* WHAT IS BEING ASKED *
Omit any picture, and return the remaining data exactly as written.

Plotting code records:

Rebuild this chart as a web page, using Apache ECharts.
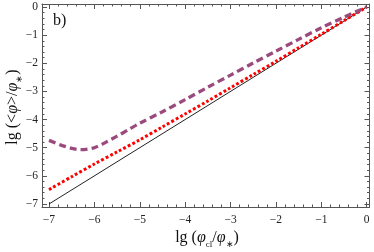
<!DOCTYPE html>
<html>
<head>
<meta charset="utf-8">
<script src="https://cdn.jsdelivr.net/npm/echarts@6/dist/echarts.min.js"></script>
<style>html,body{margin:0;padding:0;background:#fff}#c{width:374px;height:252px}</style>
</head>
<body>
<div id="c"></div>
<script>
// Data
var xMajorTicks = [-7, -6, -5, -4, -3, -2, -1, 0];
var yMajorTicks = [-7, -6, -5, -4, -3, -2, -1, 0];

var refX = [-7, 0];
var refY = [-7, 0];

var redX = [-7, -6.5, -6, -5.5, -5, -4.5, -4, -3.5, -3, -2.5, -2, -1.5, -1, -0.5, 0];
var redY = [-6.49, -6.03, -5.58, -5.15, -4.72, -4.26, -3.80, -3.34, -2.87, -2.40, -1.93, -1.45, -0.97, -0.485, 0];

var purX = [-7, -6.75, -6.5, -6.3, -6, -5.75, -5.5, -5.25, -5, -4.5, -4, -3.5, -3, -2.5, -2, -1.5, -1, -0.5, 0];
var purY = [-4.74, -4.90, -5.02, -5.07, -5.00, -4.81, -4.59, -4.36, -4.13, -3.72, -3.29, -2.85, -2.42, -1.99, -1.57, -1.15, -0.74, -0.36, 0];

function pairs(xs, ys) { return xs.map(function (x, i) { return [x, ys[i]]; }); }
function minorTicks(lo, hi, step) {
  var out = [];
  for (var v = lo; v <= hi + 1e-9; v += step) out.push(Math.round(v * 100) / 100);
  return out;
}
var xMinor = minorTicks(-7, 0, 0.2);
var yMinor = minorTicks(-7, 0, 0.2);

var XMIN = -7.154, XMAX = 0.062, YMIN = -7.107, YMAX = 0.107;
var FRAME = '#555';
var FONT = 'Liberation Serif';
function fmt(v) { return v < 0 ? '\u2212' + Math.abs(v) : String(v); }

function xAx(pos, major, withLabel, showLine) {
  return {
    type: 'value', position: pos, min: XMIN, max: XMAX,
    axisLine: { show: showLine, onZero: false, lineStyle: { color: FRAME, width: 1 } },
    axisTick: { show: true, inside: true, length: major ? 5 : 2.5,
      customValues: major ? xMajorTicks : xMinor, lineStyle: { color: FRAME, width: 1 } },
    axisLabel: withLabel ? { show: true, customValues: xMajorTicks, formatter: fmt,
      fontFamily: FONT, fontSize: 11.5, color: '#222', margin: 7 } : { show: false },
    splitLine: { show: false }
  };
}
function yAx(pos, major, withLabel, showLine) {
  return {
    type: 'value', position: pos, min: YMIN, max: YMAX,
    axisLine: { show: showLine, onZero: false, lineStyle: { color: FRAME, width: 1 } },
    axisTick: { show: true, inside: true, length: major ? 5 : 2.5,
      customValues: major ? yMajorTicks : yMinor, lineStyle: { color: FRAME, width: 1 } },
    axisLabel: withLabel ? { show: true, customValues: yMajorTicks, formatter: fmt,
      fontFamily: FONT, fontSize: 11.5, color: '#222', margin: 4 } : { show: false },
    splitLine: { show: false }
  };
}

var xs = [xAx('bottom', true, true, true), xAx('bottom', false, false, false),
          xAx('top', true, false, true), xAx('top', false, false, false)];
var ys = [yAx('left', true, true, true), yAx('left', false, false, false),
          yAx('right', true, false, true), yAx('right', false, false, false)];

var chart = echarts.init(document.getElementById('c'), null, { renderer: 'canvas' });
chart.setOption({
  animation: false,
  backgroundColor: '#fff',
  grid: { left: 42, right: 4.5, top: 4, bottom: 45, containLabel: false },
  xAxis: xs,
  yAxis: ys,
  series: [
    { type: 'line', data: pairs(refX, refY), showSymbol: false, symbol: 'none',
      lineStyle: { color: '#222', width: 1 }, z: 3 },
    { type: 'line', data: pairs(redX, redY), showSymbol: false, symbol: 'none', smooth: 0.3,
      lineStyle: { color: '#ff0000', width: 3, type: [2.8, 2.2] }, z: 4 },
    { type: 'line', data: pairs(purX, purY), showSymbol: false, symbol: 'none', smooth: 0.3,
      lineStyle: { color: '#9b4a7e', width: 3.3, type: [7, 4] }, z: 5 }
  ],
  graphic: [
    { type: 'text', left: 53, top: 13,
      style: { text: 'b)', font: '16px "Liberation Serif"', fill: '#111' } },
    { type: 'text', x: 207, y: 238,
      style: {
        text: '{n|lg (}{i|φ}{s|cl}{n|/}{i|φ}{s|∗}{n|)}',
        align: 'center', verticalAlign: 'middle',
        rich: {
          n: { fontFamily: FONT, fontSize: 16, fill: '#111', lineHeight: 22, verticalAlign: 'middle' },
          i: { fontFamily: FONT, fontSize: 16, fontStyle: 'italic', fill: '#111', lineHeight: 22, verticalAlign: 'middle' },
          s: { fontFamily: FONT, fontSize: 9, fill: '#111', lineHeight: 9, verticalAlign: 'bottom' }
        }
      } },
    { type: 'text', x: 13, y: 107, rotation: Math.PI / 2,
      style: {
        text: '{n|lg (<}{i|φ}{n|>/}{i|φ}{s|∗}{n|)}',
        align: 'center', verticalAlign: 'middle',
        rich: {
          n: { fontFamily: FONT, fontSize: 16, fill: '#111', lineHeight: 22, verticalAlign: 'middle' },
          i: { fontFamily: FONT, fontSize: 16, fontStyle: 'italic', fill: '#111', lineHeight: 22, verticalAlign: 'middle' },
          s: { fontFamily: FONT, fontSize: 9, fill: '#111', lineHeight: 9, verticalAlign: 'bottom' }
        }
      } }
  ]
});
</script>
</body>
</html>
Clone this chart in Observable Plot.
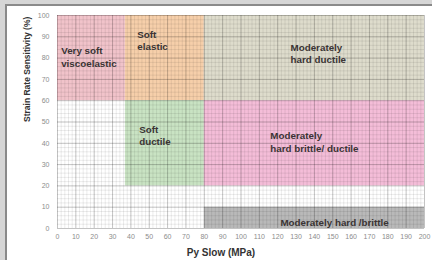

* SOLUTION FOR THIS PROBLEM *
Rebuild this chart as a web page, using Apache ECharts.
<!DOCTYPE html>
<html>
<head>
<meta charset="utf-8">
<script src="https://cdn.jsdelivr.net/npm/echarts@6/dist/echarts.min.js"></script>
<style>html,body{margin:0;padding:0;background:#fff}#c{width:374px;height:252px}</style>
</head>
<body>
<div id="c"></div>
<script>
// Data
var xMajorTicks = [-7, -6, -5, -4, -3, -2, -1, 0];
var yMajorTicks = [-7, -6, -5, -4, -3, -2, -1, 0];

var refX = [-7, 0];
var refY = [-7, 0];

var redX = [-7, -6.5, -6, -5.5, -5, -4.5, -4, -3.5, -3, -2.5, -2, -1.5, -1, -0.5, 0];
var redY = [-6.49, -6.03, -5.58, -5.15, -4.72, -4.26, -3.80, -3.34, -2.87, -2.40, -1.93, -1.45, -0.97, -0.485, 0];

var purX = [-7, -6.75, -6.5, -6.3, -6, -5.75, -5.5, -5.25, -5, -4.5, -4, -3.5, -3, -2.5, -2, -1.5, -1, -0.5, 0];
var purY = [-4.74, -4.90, -5.02, -5.07, -5.00, -4.81, -4.59, -4.36, -4.13, -3.72, -3.29, -2.85, -2.42, -1.99, -1.57, -1.15, -0.74, -0.36, 0];

function pairs(xs, ys) { return xs.map(function (x, i) { return [x, ys[i]]; }); }
function minorTicks(lo, hi, step) {
  var out = [];
  for (var v = lo; v <= hi + 1e-9; v += step) out.push(Math.round(v * 100) / 100);
  return out;
}
var xMinor = minorTicks(-7, 0, 0.2);
var yMinor = minorTicks(-7, 0, 0.2);

var XMIN = -7.154, XMAX = 0.062, YMIN = -7.107, YMAX = 0.107;
var FRAME = '#555';
var FONT = 'Liberation Serif';
function fmt(v) { return v < 0 ? '\u2212' + Math.abs(v) : String(v); }

function xAx(pos, major, withLabel, showLine) {
  return {
    type: 'value', position: pos, min: XMIN, max: XMAX,
    axisLine: { show: showLine, onZero: false, lineStyle: { color: FRAME, width: 1 } },
    axisTick: { show: true, inside: true, length: major ? 5 : 2.5,
      customValues: major ? xMajorTicks : xMinor, lineStyle: { color: FRAME, width: 1 } },
    axisLabel: withLabel ? { show: true, customValues: xMajorTicks, formatter: fmt,
      fontFamily: FONT, fontSize: 11.5, color: '#222', margin: 7 } : { show: false },
    splitLine: { show: false }
  };
}
function yAx(pos, major, withLabel, showLine) {
  return {
    type: 'value', position: pos, min: YMIN, max: YMAX,
    axisLine: { show: showLine, onZero: false, lineStyle: { color: FRAME, width: 1 } },
    axisTick: { show: true, inside: true, length: major ? 5 : 2.5,
      customValues: major ? yMajorTicks : yMinor, lineStyle: { color: FRAME, width: 1 } },
    axisLabel: withLabel ? { show: true, customValues: yMajorTicks, formatter: fmt,
      fontFamily: FONT, fontSize: 11.5, color: '#222', margin: 4 } : { show: false },
    splitLine: { show: false }
  };
}

var xs = [xAx('bottom', true, true, true), xAx('bottom', false, false, false),
          xAx('top', true, false, true), xAx('top', false, false, false)];
var ys = [yAx('left', true, true, true), yAx('left', false, false, false),
          yAx('right', true, false, true), yAx('right', false, false, false)];

var chart = echarts.init(document.getElementById('c'), null, { renderer: 'canvas' });
chart.setOption({
  animation: false,
  backgroundColor: '#fff',
  grid: { left: 42, right: 4.5, top: 4, bottom: 45, containLabel: false },
  xAxis: xs,
  yAxis: ys,
  series: [
    { type: 'line', data: pairs(refX, refY), showSymbol: false, symbol: 'none',
      lineStyle: { color: '#222', width: 1 }, z: 3 },
    { type: 'line', data: pairs(redX, redY), showSymbol: false, symbol: 'none', smooth: 0.3,
      lineStyle: { color: '#ff0000', width: 3, type: [2.8, 2.2] }, z: 4 },
    { type: 'line', data: pairs(purX, purY), showSymbol: false, symbol: 'none', smooth: 0.3,
      lineStyle: { color: '#9b4a7e', width: 3.3, type: [7, 4] }, z: 5 }
  ],
  graphic: [
    { type: 'text', left: 53, top: 13,
      style: { text: 'b)', font: '16px "Liberation Serif"', fill: '#111' } },
    { type: 'text', x: 207, y: 238,
      style: {
        text: '{n|lg (}{i|φ}{s|cl}{n|/}{i|φ}{s|∗}{n|)}',
        align: 'center', verticalAlign: 'middle',
        rich: {
          n: { fontFamily: FONT, fontSize: 16, fill: '#111', lineHeight: 22, verticalAlign: 'middle' },
          i: { fontFamily: FONT, fontSize: 16, fontStyle: 'italic', fill: '#111', lineHeight: 22, verticalAlign: 'middle' },
          s: { fontFamily: FONT, fontSize: 9, fill: '#111', lineHeight: 9, verticalAlign: 'bottom' }
        }
      } },
    { type: 'text', x: 13, y: 107, rotation: Math.PI / 2,
      style: {
        text: '{n|lg (<}{i|φ}{n|>/}{i|φ}{s|∗}{n|)}',
        align: 'center', verticalAlign: 'middle',
        rich: {
          n: { fontFamily: FONT, fontSize: 16, fill: '#111', lineHeight: 22, verticalAlign: 'middle' },
          i: { fontFamily: FONT, fontSize: 16, fontStyle: 'italic', fill: '#111', lineHeight: 22, verticalAlign: 'middle' },
          s: { fontFamily: FONT, fontSize: 9, fill: '#111', lineHeight: 9, verticalAlign: 'bottom' }
        }
      } }
  ]
});
</script>
</body>
</html>
Clone this chart in Observable Plot.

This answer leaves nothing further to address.